Le président de la BBC a envoyé, jeudi 13 novembre, à Donald Trump une « lettre personnelle » d’excuses, mais le géant des médias britanniques a aussi réfuté toute « base légale » à une plainte en diffamation après la diffusion d’un montage trompeur d’un discours du président américain.
Ces excuses interviennent à la veille de l’expiration d’un ultimatum lancé par les avocats de Donald Trump, qui avaient menacé par courrier, dimanche, d’attaquer en justice et de réclamer 1 milliard de dollars (860 millions d’euros) de dommages au groupe audiovisuel britannique s’il ne s’excusait pas.
La BBC, véritable institution au Royaume-Uni, est dans la tourmente depuis la récente révélation que son magazine phare d’information « Panorama » a diffusé, juste avant la présidentielle américaine de 2024, des extraits distincts d’un discours de Donald Trump – il a été prononcé à Washington, le 6 janvier 2021 – montés de telle façon qu’il semble appeler explicitement ses partisans à attaquer le Capitole.
L’affaire a poussé dimanche à la démission le directeur général de la BBC, Tim Davie, et la patronne de BBC News, Deborah Turness. Le président du conseil d’administration du diffuseur public, Samir Shah, a reconnu le lendemain une « erreur de jugement » dans une lettre au Parlement britannique, mais sans présenter d’excuses à Donald Trump.
Ultimatum
Le président américain et ses avocats avaient donné jusqu’à vendredi, 23 heures (heure de Paris) à la BBC pour s’excuser et retirer le documentaire incluant le montage incriminé.

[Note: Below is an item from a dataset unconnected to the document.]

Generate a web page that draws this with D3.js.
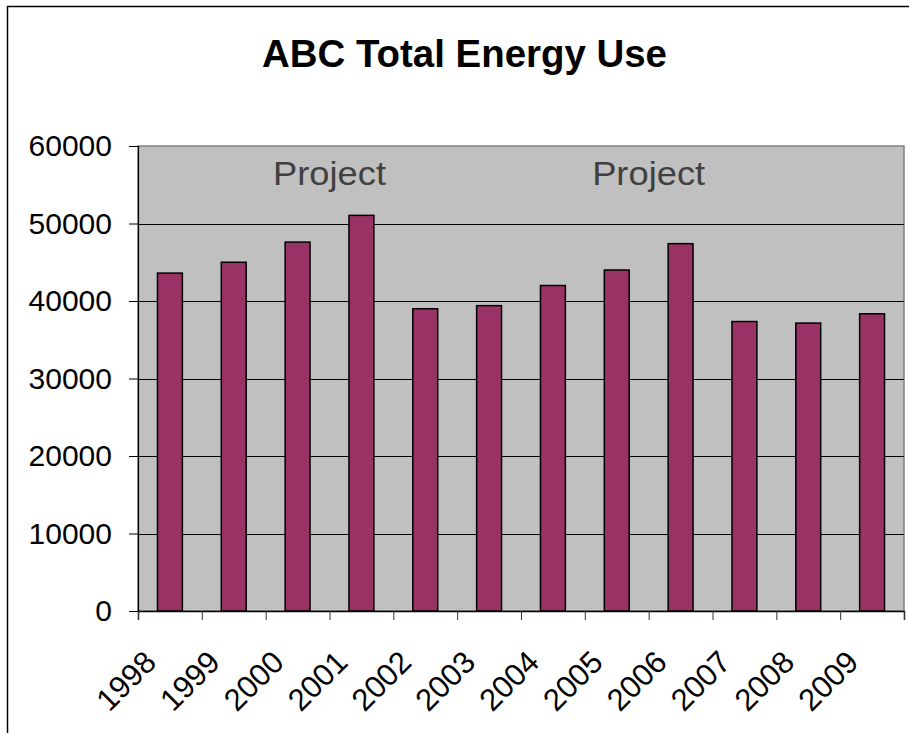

Dans un bref communiqué, cette dernière a fait savoir, jeudi soir, que Samir Shah avait « envoyé une lettre personnelle à la Maison Blanche pour dire clairement à Donald Trump que lui et l’entreprise sont désolés » pour le montage de son discours. Le groupe britannique indique également que ses avocats ont écrit à ceux du président américain, sans cependant dévoiler le contenu de ce courrier.
« Si la BBC regrette sincèrement la manière dont ces images ont été montées, nous contestons fermement qu’il y ait une base légale pour une plainte en diffamation », fait-il toutefois valoir. Il ajoute que le documentaire de « Panorama » intitulé « Trump : A second Chance » (« Trump : une deuxième chance ») ne sera plus rediffusé sur une chaîne ou plateforme du groupe.
Le président américain, qui a multiplié les menaces et les actions en justice contre des médias américains, avait qualifié les journalistes de la BBC d’être « corrompus » et « malhonnêtes », avant de lancer son ultimatum.
Pression politique et médiatique
Le premier ministre britannique, Keir Starmer, bien qu’interpellé sur le sujet, avait refusé, mercredi, de commenter publiquement cette menace d’attaque en justice. Il avait simplement promis de « toujours défendre une BBC forte et indépendante », tout en estimant qu’elle devait « mettre de l’ordre dans ses affaires », « respecter les standards [de qualité] les plus élevés » et « corriger rapidement les erreurs ». « A l’ère de la désinformation, l’argument en faveur d’un service d’information britannique impartial est plus fort que jamais », avait-il insisté.
La BBC a par ailleurs dit, jeudi, examiner un deuxième cas de possible montage trompeur du même discours de Donald Trump, dans un autre programme phare de la chaîne diffusé en 2022, soit deux ans avant la diffusion de l’émission « Panorama ». « Ce problème a été porté à notre attention et nous menons actuellement une enquête », a réagi un porte-parole de la BBC, après un article du Telegraph, jeudi, sur ce cas.
La controverse a soulevé un vif débat au Royaume-Uni sur le fonctionnement de la BBC et son impartialité, alors que le groupe a déjà été bousculé ces dernières années par plusieurs polémiques et scandales.
Le mois dernier, elle a encore été épinglée par le régulateur britannique des médias pour avoir « enfreint les règles de diffusion » avec un reportage à Gaza dans lequel le narrateur principal, un enfant, était le fils d’un haut responsable du mouvement islamiste palestinien Hamas, sans que ce lien de parenté ne soit signifié au spectateur.